Na concepção progressista existe uma tensão diante do que foi. Mas a
consciência de que o alvo é inacessível aqui e agora a debilita e produz um
compromisso continuado com o passado. A concepção progressista não oferece
nenhuma opção ao que está dado. Transforma-se em progresso mitigado, em crítica
pontual desprovida de tensão, onde não há nenhuma responsabilidade definitiva.
Este progressismo mitigado é a atitude
característica da sociedade burguesa. É um perigo que ameaça constantemente, é a supressão do não e do sim
incondicional às questões concretas. É
o adversário do protestantismo radical.
Conservadorismo e progressismo, reação e progresso, estão entrelaçados
na consciência do presente que surge enquanto necessidade e transformação. E é esse entrelaçamento que leva a
um terceiro caminho.
E o terceiro caminho é a utopia. Sem o espírito utópico não há protesto,
nem crítica radical. A utopia
quer responder às necessidades e
transformar o tempo, mas esquece que criatividade e novidade não abalam todos os tempos e todos
seus conteúdos.

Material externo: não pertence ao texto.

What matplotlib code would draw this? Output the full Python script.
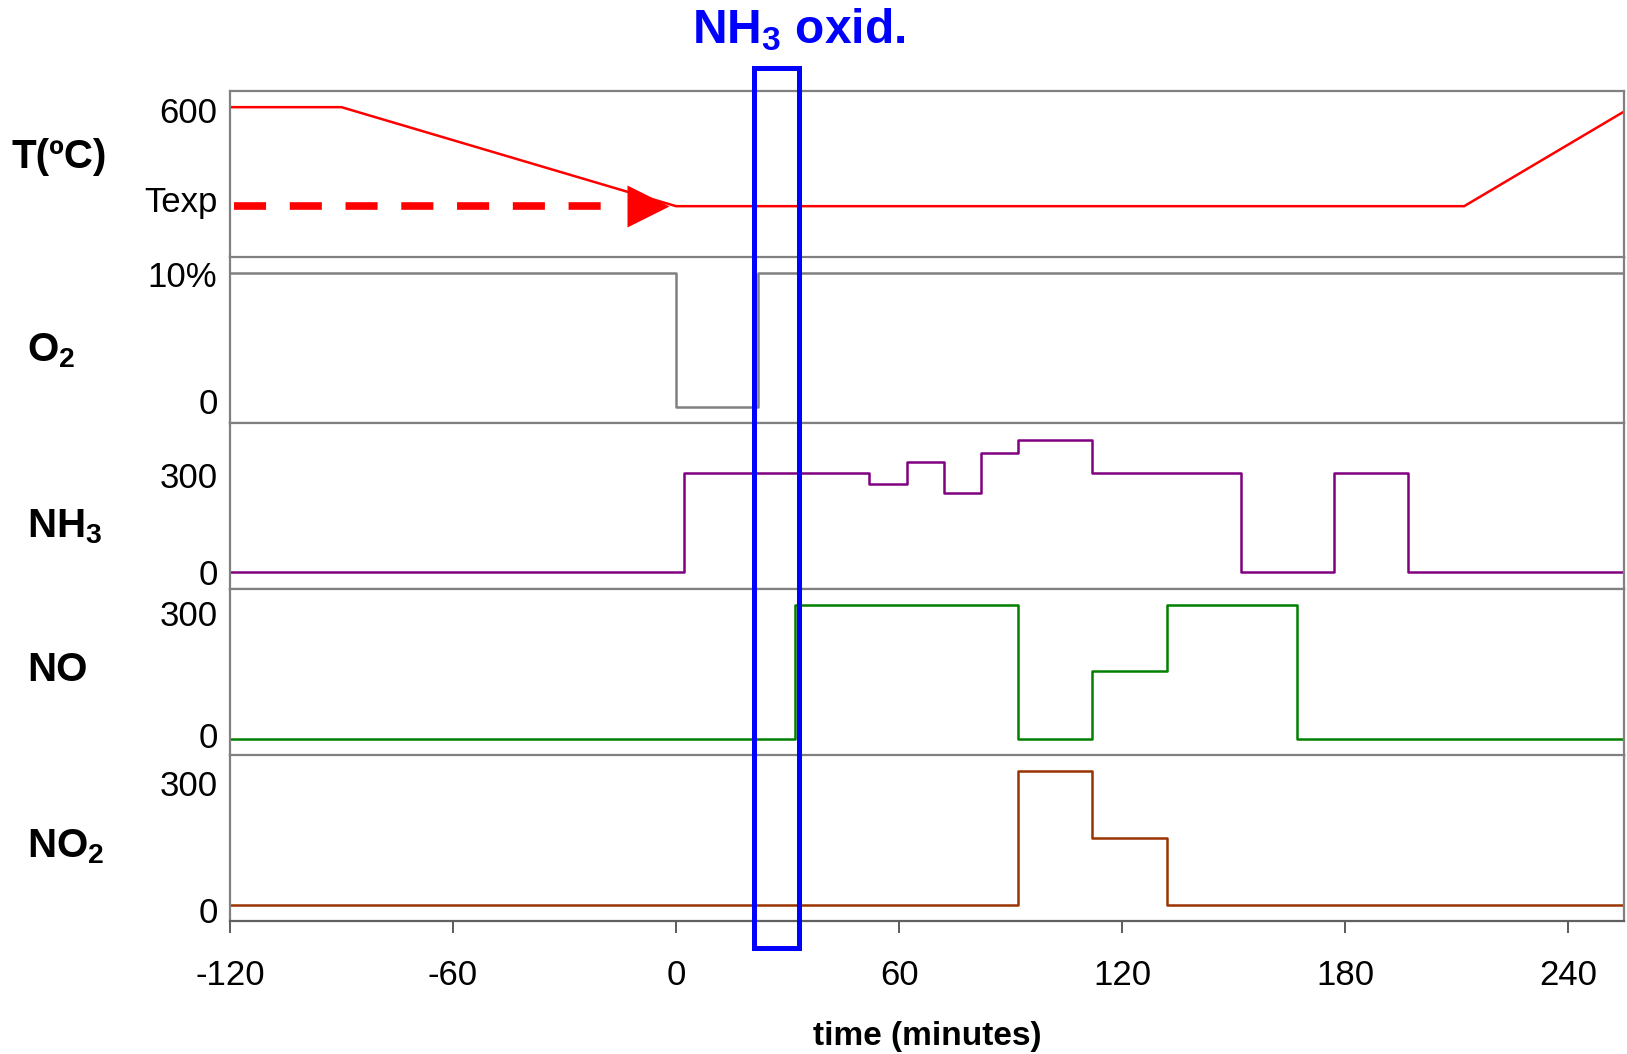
import matplotlib.pyplot as plt
from matplotlib.patches import Rectangle
from matplotlib.transforms import blended_transform_factory, ScaledTranslation

plt.rcParams['font.family'] = 'Liberation Sans'
plt.rcParams['mathtext.fontset'] = 'custom'
plt.rcParams['mathtext.rm'] = 'Liberation Sans'
plt.rcParams['mathtext.bf'] = 'Liberation Sans:bold'
plt.rcParams['mathtext.it'] = 'Liberation Sans:italic'

# temperature program (minutes, degC); Texp is drawn at 300
t_time = [-120, -90, 0, 212, 257]
t_temp = [600, 600, 300, 300, 600]
texp = 300

# feed steps: time of each change (minutes) and the level held from then on
o2_time = [-120, 0, 22, 255]
o2_level = [10, 0, 10, 10]
nh3_time = [-120, 2, 52, 62, 72, 82, 92, 112, 152, 177, 197, 255]
nh3_level = [0, 300, 267, 335, 240, 360, 400, 300, 0, 300, 0, 0]
no_time = [-120, 32, 92, 112, 132, 167, 255]
no_level = [0, 300, 0, 153, 300, 0, 0]
no2_time = [-120, 92, 112, 132, 255]
no2_level = [0, 300, 150, 0, 0]

xticks = [-120, -60, 0, 60, 120, 180, 240]
oxid_window = (21, 33)

W, H = 1627, 1054
fig, axes = plt.subplots(5, 1, sharex=True, figsize=(W / 100, H / 100), dpi=100)
fig.subplots_adjust(left=230 / W, right=1624 / W, top=1 - 91 / H, bottom=1 - 921 / H, hspace=0)

# label, ylim, ticks, tick labels, label shifts (px, + = down), name baseline, name x
panels = [
    (r'T(ºC)', (146, 649), [texp, 600], ['Texp', '600'], [-7, 3], 168, 11),
    (r'O$_\mathbf{2}$', (-1.21, 11.21), [0, 10], ['0', '10%'], [-6, 1], 361, 27),
    (r'NH$_\mathbf{3}$', (-50.6, 452), [0, 300], ['0', '300'], [0, 2], 537, 27),
    (r'NO', (-37, 337), [0, 300], ['0', '300'], [-4, 8], 681, 27),
    (r'NO$_\mathbf{2}$', (-36.4, 337), [0, 300], ['0', '300'], [5, 12], 857, 27),
]

for ax, (lab, ylim, yt, ytl, shifts, ybase, xl) in zip(axes, panels):
    ax.set_xlim(-120, 255)
    ax.set_ylim(*ylim)
    ax.set_yticks(yt)
    ax.set_yticklabels(ytl)
    ax.tick_params(axis='y', length=0, pad=9, labelsize=25)
    ax.tick_params(axis='x', length=0)
    for t, dy in zip(ax.get_yticklabels(), shifts):
        t.set_transform(t.get_transform() + ScaledTranslation(0, -dy / 100, fig.dpi_scale_trans))
    for s in ax.spines.values():
        s.set_color('#808080')
        s.set_linewidth(1.6)
    fig.text(xl / W, 1 - ybase / H, lab, fontsize=29, fontweight='bold',
             ha='left', va='baseline')

# thinner dark separators
axes[0].spines['bottom'].set_color('#404040')
axes[0].spines['bottom'].set_linewidth(1)
axes[3].spines['bottom'].set_color('#404040')
axes[3].spines['bottom'].set_linewidth(1)
axes[4].spines['bottom'].set_color('#606060')

# temperature
ax = axes[0]
ax.plot(t_time, t_temp, color='#ff0000', lw=1.8)
ax.plot([-119, -19.5], [texp, texp], color='#ff0000', lw=5.5,
        dashes=(4.2, 3.1), solid_capstyle='butt', dash_capstyle='butt')
ax.plot(-7.5, texp, marker='>', ms=30, color='#ff0000', mec='none')

axes[1].step(o2_time, o2_level, where='post', color='#808080', lw=1.8)
axes[2].step(nh3_time, nh3_level, where='post', color='#800080', lw=1.8)
axes[3].step(no_time, no_level, where='post', color='#008000', lw=1.8)
axes[4].step(no2_time, no2_level, where='post', color='#993300', lw=1.8)

bx = axes[4]
bx.set_xticks(xticks)
bx.set_xticklabels([str(v) for v in xticks])
bx.tick_params(axis='x', direction='out', length=8.6, width=1.2,
               color='#404040', labelsize=25, pad=19)
bx.set_xlabel('time (minutes)', fontsize=24, fontweight='bold', labelpad=21)

# oxidation window box spanning all panels
trans = blended_transform_factory(bx.transData, fig.transFigure)
y0, y1 = 1 - 948 / H, 1 - 67.5 / H
fig.add_artist(Rectangle((oxid_window[0], y0), oxid_window[1] - oxid_window[0], y1 - y0,
                         transform=trans, fill=False, edgecolor='#0000ff', lw=3.6,
                         zorder=10, clip_on=False))
fig.text(799 / W, 1 - 43.5 / H, r'NH$_\mathbf{3}$ oxid.', color='#0000ff',
         fontsize=34.5, fontweight='bold', ha='center', va='baseline')

fig.savefig('out.png', dpi=100)
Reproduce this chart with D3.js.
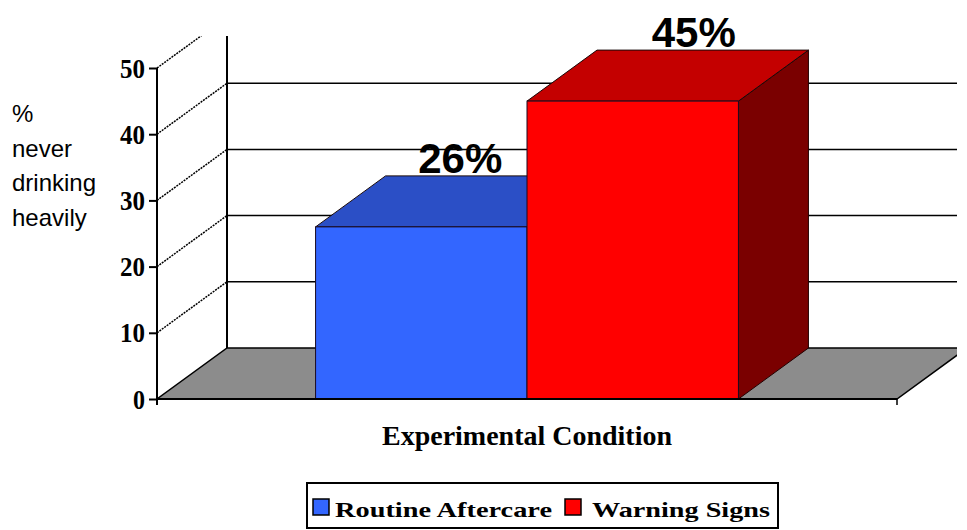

É por isso que a utopia leva, necessariamente, à decepção. Assim,
o resultado da utopia desencantada é o deslumbramento
sem compromissos.
Mas a idéia de necessidade e
transformação nasce da discussão com a utopia. Necessidade e transformação clamam pela irrupção de criatividade
e novidade no tempo, cujo caráter é decisivo no instante histórico enquanto
destino. Mas, com a irrupção da criatividade e novidade que respondem às necessidades e transformam o tempo concreto,
é preciso ter consciência de que não existe um estado de perfeição no
tempo, a consciência de que o ideal e perfeito nunca se fixam num presente
eterno.
Assim, toda mudança, toda transformação exige uma compreensão do momento
vivido que vá além do meramente histórico, do aqui e agora. Deve projetar-se no
futuro, deve entender que há na busca permanente da justiça um choque entre necessidade/
transformação e criatividade/ novidade. Tal desafio não pode ser resolvido por
uma pessoa, por mais protestante e radical que seja. O sujeito da transformação
será, em última instância, o sujeito social, as massas em mobilização. Mas o
protestantismo radical, assim como a intelectualidade orgânica têm aí um
importante papel a cumprir, serem voz e ação críticas para que o sonho de Amós
aconteça no presente concreto: que o juízo corra como as águas e a justiça como ribeiro perene.